Please output the records below in full, exactly as given, but without the images.
★ ★ ★ ★
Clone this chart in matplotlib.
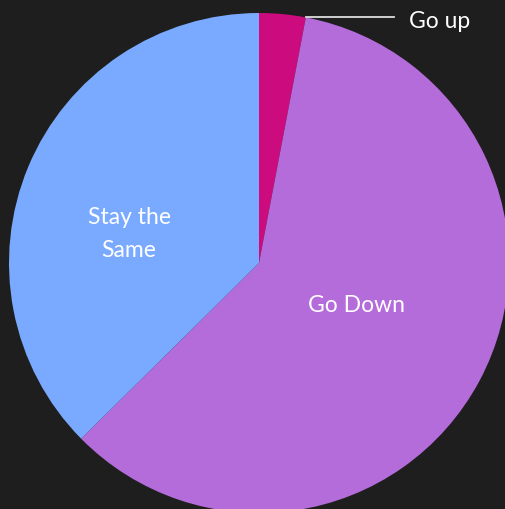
import numpy as np
import matplotlib.pyplot as plt

# --- data ---
labels = ["Go up", "Go Down", "Stay the Same"]
shares = [3.0, 59.6, 37.4]
colors = ["#CC0C7E", "#B56CDB", "#7AAAFF"]

BG = "#1E1E1E"
FONT = ["Lato", "DejaVu Sans"]

fig = plt.figure(figsize=(5.05, 5.10), dpi=100, facecolor=BG)
ax = fig.add_axes([0, 0, 1, 1])
ax.set_facecolor(BG)

# pie centre / radius in pixel units (y up)
cx, cy, r = 259, 510 - 264, 250
wedges, _ = ax.pie(shares, colors=colors, startangle=90, counterclock=False,
                   center=(cx, cy), radius=r, frame=True,
                   wedgeprops=dict(linewidth=0))
ax.set_xlim(0, 505)
ax.set_ylim(0, 510)
ax.set_aspect("equal")
ax.axis("off")

# "Go up" callout from the end of the small slice
end_ang = np.deg2rad(90 - 360 * shares[0] / sum(shares))
px, py = cx + r * np.cos(end_ang), cy + r * np.sin(end_ang)
ax.plot([px, 394], [py, py], color="#DDDDDD", lw=1.3)
ax.text(409, py - 3, labels[0], color="white", fontsize=16.5, family=FONT,
        ha="left", va="center")

# in-slice labels
ax.text(357, 510 - 306, labels[1], color="white", fontsize=16.5, family=FONT,
        ha="center", va="center")
ax.text(129, 510 - 234, "Stay the\nSame", color="white", fontsize=16.5,
        family=FONT, ha="center", va="center", linespacing=1.65)

fig.savefig("out.png", dpi=100, facecolor=BG)
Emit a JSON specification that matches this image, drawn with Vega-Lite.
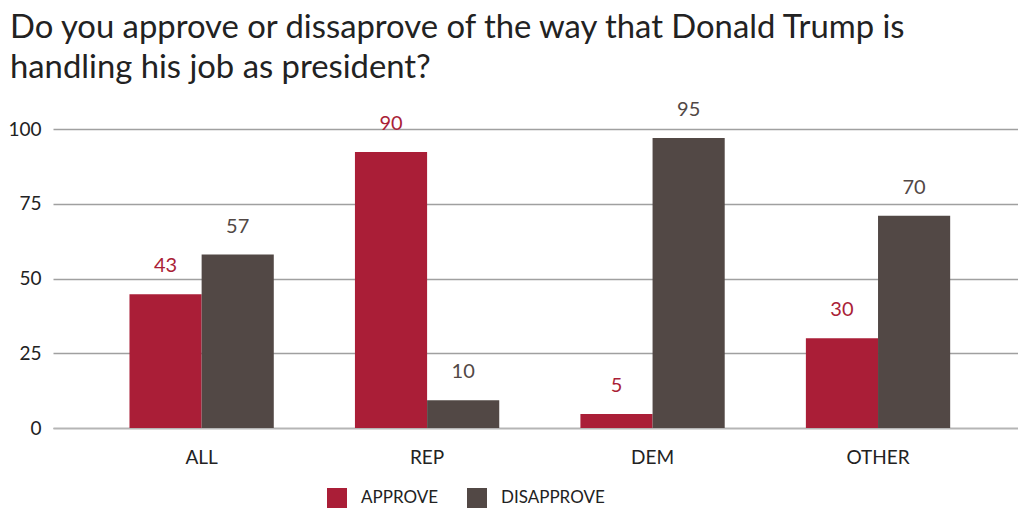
{
  "$schema": "https://vega.github.io/schema/vega-lite/v6.json",
  "autosize": {"type": "none"},
  "width": 965,
  "height": 299,
  "padding": {"left": 53, "top": 129, "right": 0, "bottom": 84},
  "background": "white",
  "title": {
    "text": ["Do you approve or dissaprove of the way that Donald Trump is", "handling his job as president?"],
    "anchor": "start",
    "frame": "group",
    "dx": -43,
    "offset": 15,
    "fontSize": 32.8,
    "font": "Lato",
    "fontWeight": "normal",
    "color": "#222222",
    "lineHeight": 40
  },
  "data": {
    "values": [
      {"group": "ALL", "response": "APPROVE", "value": 44.7, "label": "43"},
      {"group": "ALL", "response": "DISAPPROVE", "value": 58, "label": "57"},
      {"group": "REP", "response": "APPROVE", "value": 92.3, "label": "90"},
      {"group": "REP", "response": "DISAPPROVE", "value": 9.3, "label": "10"},
      {"group": "DEM", "response": "APPROVE", "value": 4.7, "label": "5"},
      {"group": "DEM", "response": "DISAPPROVE", "value": 97, "label": "95"},
      {"group": "OTHER", "response": "APPROVE", "value": 30, "label": "30"},
      {"group": "OTHER", "response": "DISAPPROVE", "value": 71, "label": "70"}
    ]
  },
  "encoding": {
    "x": {
      "field": "group", "type": "nominal", "sort": ["ALL", "REP", "DEM", "OTHER"],
      "scale": {"paddingInner": 0.36, "paddingOuter": 0.32, "align": 0.53},
      "axis": {"title": null, "labelAngle": 0, "ticks": false, "labelPadding": 20, "labelFontSize": 19, "labelFont": "Lato", "labelColor": "#222222", "domainColor": "#b5b5b5", "domainWidth": 1.5}
    },
    "xOffset": {"field": "response", "type": "nominal", "sort": ["APPROVE", "DISAPPROVE"], "scale": {"paddingInner": 0, "paddingOuter": 0}},
    "y": {
      "field": "value", "type": "quantitative",
      "scale": {"domain": [0, 100], "nice": false},
      "axis": {"title": null, "values": [0, 25, 50, 75, 100], "domain": false, "ticks": false, "labelPadding": 12, "labelFontSize": 19, "labelFont": "Lato", "labelColor": "#222222", "gridColor": "#a0a0a0", "gridWidth": 1.5}
    },
    "color": {
      "field": "response", "type": "nominal",
      "scale": {"domain": ["APPROVE", "DISAPPROVE"], "range": ["#aa1e37", "#524845"]}
    }
  },
  "layer": [
    {
      "mark": {"type": "bar"},
      "encoding": {
        "color": {
          "field": "response", "type": "nominal",
          "scale": {"domain": ["APPROVE", "DISAPPROVE"], "range": ["#aa1e37", "#524845"]},
          "legend": {
            "title": null, "orient": "none", "direction": "horizontal",
            "legendX": 274, "legendY": 359,
            "symbolType": "square", "symbolSize": 400, "symbolStrokeWidth": 0,
            "labelFontSize": 17, "labelFont": "Lato", "labelColor": "#222222",
            "labelOffset": 14, "columnPadding": 28
          }
        }
      }
    },
    {
      "mark": {"type": "text", "baseline": "bottom", "dy": -18, "fontSize": 20, "font": "Lato"},
      "encoding": {"text": {"field": "label"}}
    }
  ],
  "config": {"view": {"stroke": null}, "axis": {"gridCap": "butt"}}
}
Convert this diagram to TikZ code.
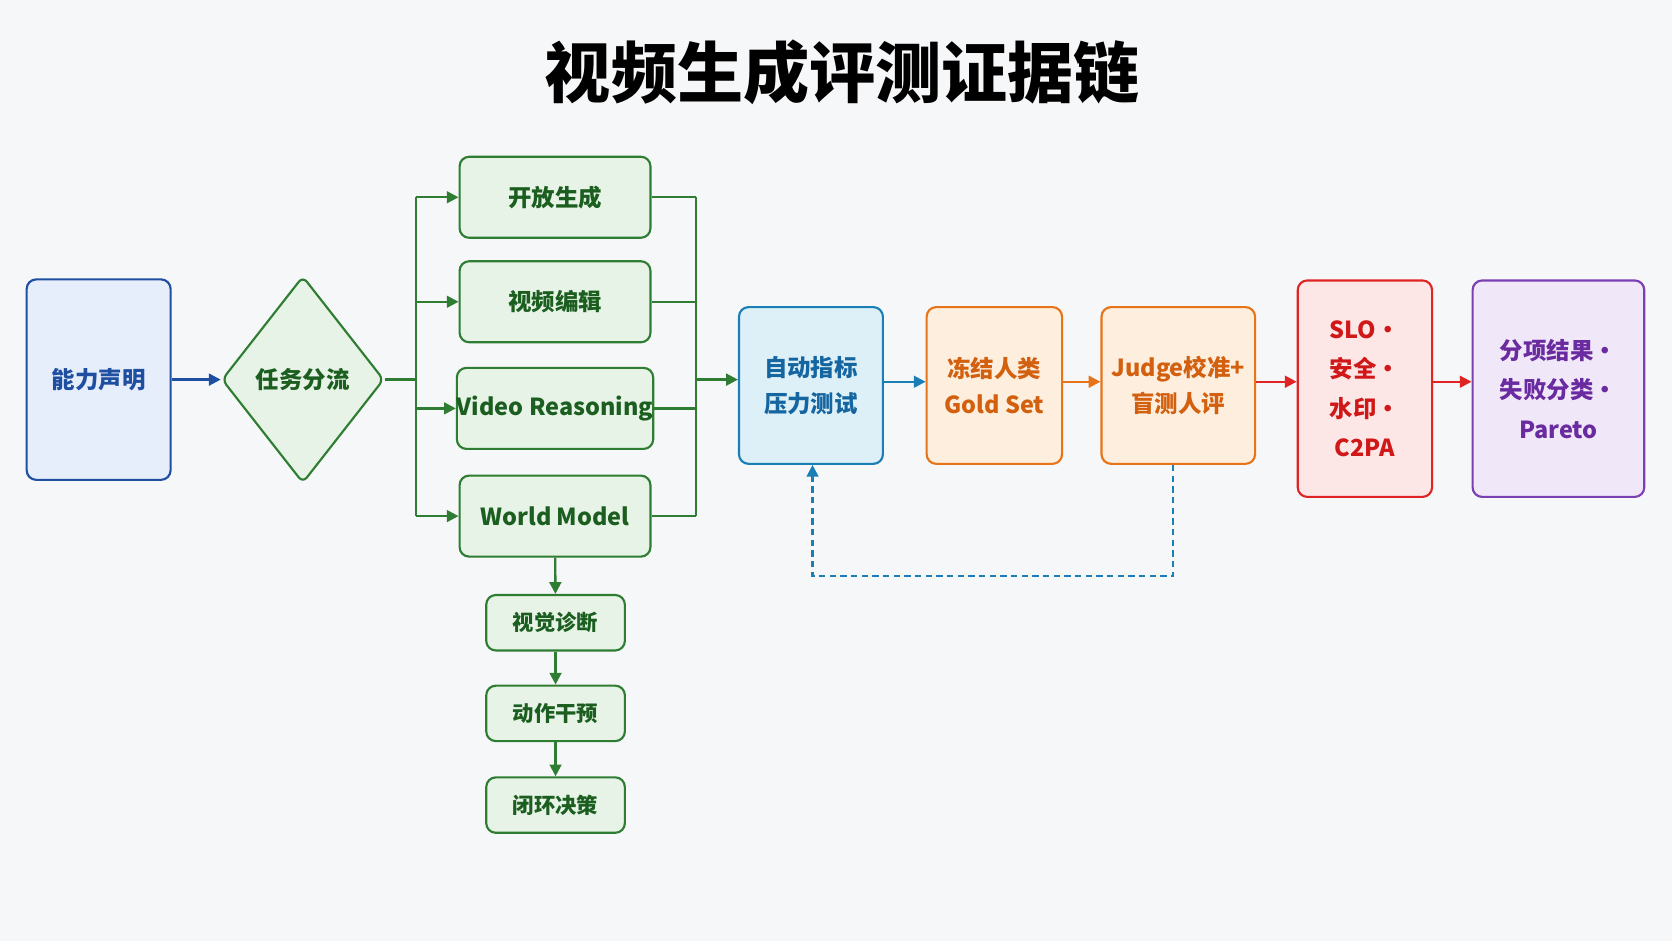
★ ★ ★ ★
## TASK SOLUTION
Clone this chart in matplotlib.
import numpy as np
import matplotlib.pyplot as plt

# --- data ---
labels = ["Go up", "Go Down", "Stay the Same"]
shares = [3.0, 59.6, 37.4]
colors = ["#CC0C7E", "#B56CDB", "#7AAAFF"]

BG = "#1E1E1E"
FONT = ["Lato", "DejaVu Sans"]

fig = plt.figure(figsize=(5.05, 5.10), dpi=100, facecolor=BG)
ax = fig.add_axes([0, 0, 1, 1])
ax.set_facecolor(BG)

# pie centre / radius in pixel units (y up)
cx, cy, r = 259, 510 - 264, 250
wedges, _ = ax.pie(shares, colors=colors, startangle=90, counterclock=False,
                   center=(cx, cy), radius=r, frame=True,
                   wedgeprops=dict(linewidth=0))
ax.set_xlim(0, 505)
ax.set_ylim(0, 510)
ax.set_aspect("equal")
ax.axis("off")

# "Go up" callout from the end of the small slice
end_ang = np.deg2rad(90 - 360 * shares[0] / sum(shares))
px, py = cx + r * np.cos(end_ang), cy + r * np.sin(end_ang)
ax.plot([px, 394], [py, py], color="#DDDDDD", lw=1.3)
ax.text(409, py - 3, labels[0], color="white", fontsize=16.5, family=FONT,
        ha="left", va="center")

# in-slice labels
ax.text(357, 510 - 306, labels[1], color="white", fontsize=16.5, family=FONT,
        ha="center", va="center")
ax.text(129, 510 - 234, "Stay the\nSame", color="white", fontsize=16.5,
        family=FONT, ha="center", va="center", linespacing=1.65)

fig.savefig("out.png", dpi=100, facecolor=BG)
Emit a JSON specification that matches this image, drawn with Vega-Lite.
{
  "$schema": "https://vega.github.io/schema/vega-lite/v6.json",
  "autosize": {"type": "none"},
  "width": 965,
  "height": 299,
  "padding": {"left": 53, "top": 129, "right": 0, "bottom": 84},
  "background": "white",
  "title": {
    "text": ["Do you approve or dissaprove of the way that Donald Trump is", "handling his job as president?"],
    "anchor": "start",
    "frame": "group",
    "dx": -43,
    "offset": 15,
    "fontSize": 32.8,
    "font": "Lato",
    "fontWeight": "normal",
    "color": "#222222",
    "lineHeight": 40
  },
  "data": {
    "values": [
      {"group": "ALL", "response": "APPROVE", "value": 44.7, "label": "43"},
      {"group": "ALL", "response": "DISAPPROVE", "value": 58, "label": "57"},
      {"group": "REP", "response": "APPROVE", "value": 92.3, "label": "90"},
      {"group": "REP", "response": "DISAPPROVE", "value": 9.3, "label": "10"},
      {"group": "DEM", "response": "APPROVE", "value": 4.7, "label": "5"},
      {"group": "DEM", "response": "DISAPPROVE", "value": 97, "label": "95"},
      {"group": "OTHER", "response": "APPROVE", "value": 30, "label": "30"},
      {"group": "OTHER", "response": "DISAPPROVE", "value": 71, "label": "70"}
    ]
  },
  "encoding": {
    "x": {
      "field": "group", "type": "nominal", "sort": ["ALL", "REP", "DEM", "OTHER"],
      "scale": {"paddingInner": 0.36, "paddingOuter": 0.32, "align": 0.53},
      "axis": {"title": null, "labelAngle": 0, "ticks": false, "labelPadding": 20, "labelFontSize": 19, "labelFont": "Lato", "labelColor": "#222222", "domainColor": "#b5b5b5", "domainWidth": 1.5}
    },
    "xOffset": {"field": "response", "type": "nominal", "sort": ["APPROVE", "DISAPPROVE"], "scale": {"paddingInner": 0, "paddingOuter": 0}},
    "y": {
      "field": "value", "type": "quantitative",
      "scale": {"domain": [0, 100], "nice": false},
      "axis": {"title": null, "values": [0, 25, 50, 75, 100], "domain": false, "ticks": false, "labelPadding": 12, "labelFontSize": 19, "labelFont": "Lato", "labelColor": "#222222", "gridColor": "#a0a0a0", "gridWidth": 1.5}
    },
    "color": {
      "field": "response", "type": "nominal",
      "scale": {"domain": ["APPROVE", "DISAPPROVE"], "range": ["#aa1e37", "#524845"]}
    }
  },
  "layer": [
    {
      "mark": {"type": "bar"},
      "encoding": {
        "color": {
          "field": "response", "type": "nominal",
          "scale": {"domain": ["APPROVE", "DISAPPROVE"], "range": ["#aa1e37", "#524845"]},
          "legend": {
            "title": null, "orient": "none", "direction": "horizontal",
            "legendX": 274, "legendY": 359,
            "symbolType": "square", "symbolSize": 400, "symbolStrokeWidth": 0,
            "labelFontSize": 17, "labelFont": "Lato", "labelColor": "#222222",
            "labelOffset": 14, "columnPadding": 28
          }
        }
      }
    },
    {
      "mark": {"type": "text", "baseline": "bottom", "dy": -18, "fontSize": 20, "font": "Lato"},
      "encoding": {"text": {"field": "label"}}
    }
  ],
  "config": {"view": {"stroke": null}, "axis": {"gridCap": "butt"}}
}
Convert this diagram to TikZ code.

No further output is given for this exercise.